- Active: 1949.2 - 1964.11
- Country: China
- Type: Infantry, Garrison
- Size: Brigade
- Engagements: Chinese Civil War

= 16th Garrison Division =

The 99th Division () was formed in February 1949 from 2nd Regiment of 7th Division, 18th Regiment of 11th Division of PLA Bohai column of Huadong Field Army and defected Republic of China Army 538th Regiment of 180th Division. Under the command of 33rd Corps it took part in the Chinese Civil War. The division was then composed of:
- 295th Regiment;
- 296th Regiment;
- 297th Regiment.

After the Shanghai Campaign the division stationed in Baoshan, Shanghai.

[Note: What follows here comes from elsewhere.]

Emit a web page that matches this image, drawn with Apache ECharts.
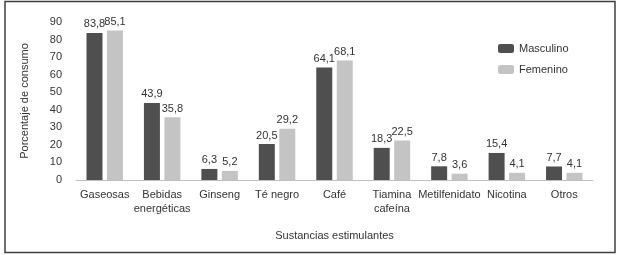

In November 1950 the division was re-organized and renamed as 16th Public Security Division() while detaching from the Corps. By then the division was composed of:
- 46th Public Security Regiment;
- 47th Public Security Regiment;
- 48th Public Security Regiment.

In February 1953 the division moved to Haimen, Zhejiang for coastal defense mission.

In July 1955 the division moved to Dachen Islands. 46th Public Security Regiment was detached.

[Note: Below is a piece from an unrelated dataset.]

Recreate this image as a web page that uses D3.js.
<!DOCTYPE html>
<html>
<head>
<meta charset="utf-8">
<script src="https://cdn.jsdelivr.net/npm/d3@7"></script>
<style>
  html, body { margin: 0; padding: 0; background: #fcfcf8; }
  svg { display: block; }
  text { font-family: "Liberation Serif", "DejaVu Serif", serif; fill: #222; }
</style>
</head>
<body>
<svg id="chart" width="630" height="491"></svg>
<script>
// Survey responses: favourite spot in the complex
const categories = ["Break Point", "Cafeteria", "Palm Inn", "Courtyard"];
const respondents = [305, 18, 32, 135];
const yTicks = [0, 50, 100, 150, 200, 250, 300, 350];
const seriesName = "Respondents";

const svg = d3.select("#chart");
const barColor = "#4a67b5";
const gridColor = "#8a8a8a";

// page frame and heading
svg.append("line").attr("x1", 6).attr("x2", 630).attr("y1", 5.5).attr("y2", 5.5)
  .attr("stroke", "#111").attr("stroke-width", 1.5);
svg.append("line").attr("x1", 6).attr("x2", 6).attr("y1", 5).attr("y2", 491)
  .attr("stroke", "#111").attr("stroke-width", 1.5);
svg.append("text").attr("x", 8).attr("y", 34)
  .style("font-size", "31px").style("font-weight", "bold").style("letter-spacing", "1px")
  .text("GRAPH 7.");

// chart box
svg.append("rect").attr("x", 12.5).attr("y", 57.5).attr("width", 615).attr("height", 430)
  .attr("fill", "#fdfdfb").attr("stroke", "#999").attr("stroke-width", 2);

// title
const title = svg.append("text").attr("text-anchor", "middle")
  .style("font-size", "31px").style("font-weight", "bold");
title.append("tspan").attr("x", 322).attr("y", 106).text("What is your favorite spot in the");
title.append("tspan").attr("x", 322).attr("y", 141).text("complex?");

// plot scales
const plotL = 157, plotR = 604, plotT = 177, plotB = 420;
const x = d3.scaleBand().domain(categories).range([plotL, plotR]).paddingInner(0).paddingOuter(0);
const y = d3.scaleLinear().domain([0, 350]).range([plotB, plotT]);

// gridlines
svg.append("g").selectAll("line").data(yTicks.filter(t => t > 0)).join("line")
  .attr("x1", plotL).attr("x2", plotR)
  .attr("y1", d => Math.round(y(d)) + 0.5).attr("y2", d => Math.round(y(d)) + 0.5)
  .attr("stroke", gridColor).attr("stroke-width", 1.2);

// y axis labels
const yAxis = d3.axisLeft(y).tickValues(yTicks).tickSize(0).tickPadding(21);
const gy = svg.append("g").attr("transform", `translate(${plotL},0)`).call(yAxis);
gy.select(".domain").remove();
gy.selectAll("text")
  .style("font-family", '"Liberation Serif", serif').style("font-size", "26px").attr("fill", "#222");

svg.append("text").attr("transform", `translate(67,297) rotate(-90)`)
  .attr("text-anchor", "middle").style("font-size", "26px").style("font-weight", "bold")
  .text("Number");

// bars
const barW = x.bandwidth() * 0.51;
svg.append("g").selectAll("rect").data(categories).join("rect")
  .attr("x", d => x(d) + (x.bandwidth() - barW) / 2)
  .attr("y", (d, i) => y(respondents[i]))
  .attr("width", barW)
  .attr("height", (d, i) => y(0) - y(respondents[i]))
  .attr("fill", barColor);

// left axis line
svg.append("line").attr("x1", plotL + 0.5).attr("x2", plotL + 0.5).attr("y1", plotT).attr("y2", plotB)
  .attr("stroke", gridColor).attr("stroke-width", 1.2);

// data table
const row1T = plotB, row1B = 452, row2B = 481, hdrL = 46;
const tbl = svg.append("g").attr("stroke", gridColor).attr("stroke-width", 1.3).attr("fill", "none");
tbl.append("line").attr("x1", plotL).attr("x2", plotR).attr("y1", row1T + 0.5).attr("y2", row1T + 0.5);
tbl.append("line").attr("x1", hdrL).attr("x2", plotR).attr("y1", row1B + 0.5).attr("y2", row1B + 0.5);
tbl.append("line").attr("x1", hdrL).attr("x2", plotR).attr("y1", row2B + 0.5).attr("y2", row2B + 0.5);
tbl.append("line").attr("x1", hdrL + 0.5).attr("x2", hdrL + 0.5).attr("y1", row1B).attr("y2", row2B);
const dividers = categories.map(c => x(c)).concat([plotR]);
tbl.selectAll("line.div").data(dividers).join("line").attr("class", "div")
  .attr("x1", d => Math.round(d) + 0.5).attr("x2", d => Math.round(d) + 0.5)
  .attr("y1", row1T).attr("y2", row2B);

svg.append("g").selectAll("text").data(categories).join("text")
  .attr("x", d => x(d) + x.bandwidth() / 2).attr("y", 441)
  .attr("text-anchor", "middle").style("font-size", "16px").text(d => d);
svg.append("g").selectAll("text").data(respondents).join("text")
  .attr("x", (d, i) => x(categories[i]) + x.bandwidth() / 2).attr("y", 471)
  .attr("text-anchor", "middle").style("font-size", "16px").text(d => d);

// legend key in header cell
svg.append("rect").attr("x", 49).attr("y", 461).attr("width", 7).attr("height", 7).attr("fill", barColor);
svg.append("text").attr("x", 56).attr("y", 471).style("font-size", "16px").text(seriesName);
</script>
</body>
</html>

In January 1957 the division was reduced to 16th Garrison Brigade(). 47th Public Security Regiment was detached. 48th Public Security Regiment was renamed as Dachen Islands Garrison Regiment. The brigade was composed of 48th Regiment and 4 artillery battalions.

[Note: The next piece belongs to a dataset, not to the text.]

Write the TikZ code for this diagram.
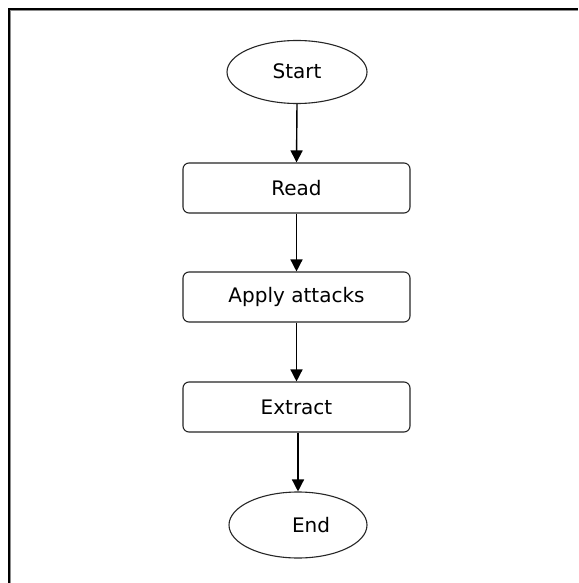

In January 1958 the brigade was inactivated and became Taizhou Military Sub-district.

In January 1959 16th Garrison Division() was activated from the military sub-district. The division soon expanded to 3 garrison regiments (81st, 82nd and 83rd) and moved to Linhai, Zhejiang province.

In December 1964 the division was inactivated and became Taizhou Military Sub-district again.